In both cases, Whites betray a clear preference for migrants who appear higher on the de facto racial totem pole; you know, the way Whites in Apartheid South Africa assigned Brown (or colored people) to a caste above Black ones. Only divide-and-marginalize racism explains this disparate treatment of Brown and Black refugees.
Finally, I cannot overstate this observation on the pathological refusal of Africans to assume any responsibility for resolving humanitarian crises in their midst:
I just hope the damning irony is not lost on any proud African that, 50 years after decolonization, hundreds of Africans (men, women, and children) are risking their lives, practically every day, to subjugate themselves to the paternal mercies of their former colonial masters in Europe.
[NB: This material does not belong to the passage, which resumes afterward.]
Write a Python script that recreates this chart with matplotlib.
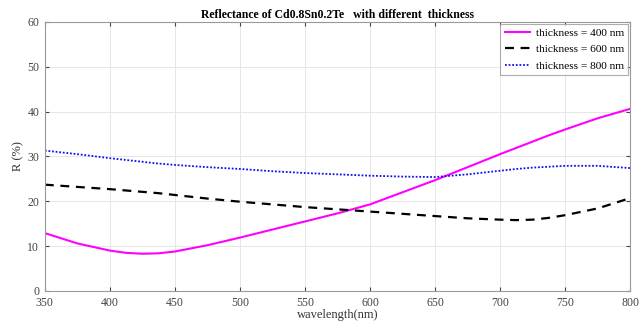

(“African Migrants Turning Mediterranean Sea into Vast Cemetery,” The iPINIONS Journal, February 12, 2015)
In a similar vein, I hope the equally damning irony is not lost on any proud Arab that, despite their profligate wealth, the royal rulers of Saudi Arabia, Qatar, Kuwait, UAE, and Bahrain are reportedly showing no interest in resettling any of these Syrian refugees. For surely this makes a mockery of any claim to religious and/or cultural pride in the Muslim world.
It’s shameful enough that they are sitting on their thrones and expecting the United States to protect their respective kingdoms from ISIS (i.e., the way it protected them from al-Qaeda). But the least these regal bastards can do is fund the UN food program for hundreds of thousands of Syrian refugees now living in Jordan – given the SOS the UN sent out this weekend for $236 million just to continue this program through November.
This is why imperious Arab and unscrupulous African leaders are as worthy of condemnation for willfully leaving it to European leaders to deal with this migrant crisis as presumptuous American leaders are for triggering (so much of) it in the first place.